The planters were seriously affected in their pockets, and the government in London lent them ?200,000 to re-establish their businesses. The economic cost of the uprising was estimated at over ?1 million, and things would soon get worse. The effect of the rebellion was to speed up the end of slavery, decreed in 1833. Many of the settlers could not accept this diktat from London. When a new governor, Constantine Henry Philips, the Earl of Mulgrave, arrived that year, his first task was to crush a mutiny by the officers of the white militia. His second was to order that the heads of executed slaves should be removed from poles at the entrance to sugar estates; he complained about ‘the revolting nature of such a spectacle’.
Although slavery had been declared illegal in the British Empire, and although the slave trade had long been formally abolished, the seizure of Africans for the armed forces from slave ships captured in the Atlantic still continued. Desperate for recruits to serve in their armies in the West Indies, the British would enrol them into their West Indian regiments. In September 1836, 112 potential soldiers were recruited in this way; in January 1837, 109; and in May, from two ships, 205. Over a period of eight months, the First West India Regiment, based at Trinidad, received more than 400 not-very-willing African recruits.
‘The formality of asking these men whether they were willing to serve was never gone through’, wrote A. B. Ellis, an historian of the regiment, in 1885.12 ‘Many of them did so unwillingly.’ Ellis justified the practice on the grounds that ‘they were all savages in the strictest sense of the word, entirely unacquainted with civilisation, and with no knowledge of the English language.’
Many slave soldiers recruited in this way were not loth to mutiny, and on 18 June 1837, at Trinidad’s San Josef barracks, outside Port of Spain, 300 black soldiers took this course, mostly fresh recruits to the First West India Regiment.
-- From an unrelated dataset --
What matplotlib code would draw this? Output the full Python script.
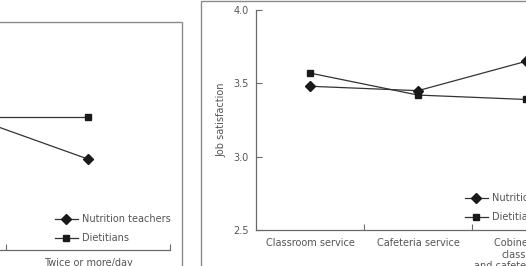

Their mutiny was organised by an African chief called Daaga, also known as Donald Stewart. The mutineers, according to the regimental account of the mutiny, were mostly Popos, Longos and Ibos, with a few of the Yoruba that Daaga had himself recruited. The citizens around the barracks were kept awake that night by the sound of the mutineers singing the war chant of the Popos:
Dangkarree,
Au fey Oluu werrei Au lay.
Come to plunder, come to slay,
We are ready to obey.
Daaga was not himself a slave, but a slaver. His story was unusual. At home on the Nigerian coast, he had collected a number of Yoruba to sell, and had delivered them to a Portuguese slaving ship. Once on board, the Portuguese crew had seized him to add to their cargo. Subsequently, during the Atlantic crossing, the Portuguese ship was captured by a British cruiser. Daaga and the slaves were taken back to the African coast, landed at Sierra Leone, and recruited into the First West India Regiment. They were then sent over to Trinidad.
No favours were done to a captured slave by turning him into a soldier, argued Edward Joseph, a Trinidad historian of the time. ‘Formerly it was most true that a soldier in a black regiment was better off than a slave; but certainly a free African in the West Indies now is infinitely in a better situation than a soldier, not only in a pecuniary point of view, but in almost every respect.’13 Daaga’s mutiny began with the torching of their barrack block and the seizure of the armoury. The mutineers set off into the countryside in the belief that they would be able to walk back to Guinea.14 They did not get far. Forty were killed by the militia and the rest were rounded up. The three organisers were sentenced to death, and Edward Joseph gave an account of their execution:
Donald Stewart [Daaga], Maurice Ogston and Edward Coffin were executed on August 16, 1837 at the San Josef barracks. Nothing seemed to have been neglected which could render the execution solemn and impressive. . . The condemned men displayed no unmanly fear. On the contrary, they steadily kept step to the Dead March which the band played. . .
When the provost-marshal cried out ‘Ready, Present’, Daaga removed the bandage from his eyes, and his deep, metallic voice sounded out in anger: ‘The curse of the Holloloo on white men. Do they think that Daaga fears to fix his eyeballs on death?’15 Contemptuous of his executioners, the Nigerian chief turned his back on them.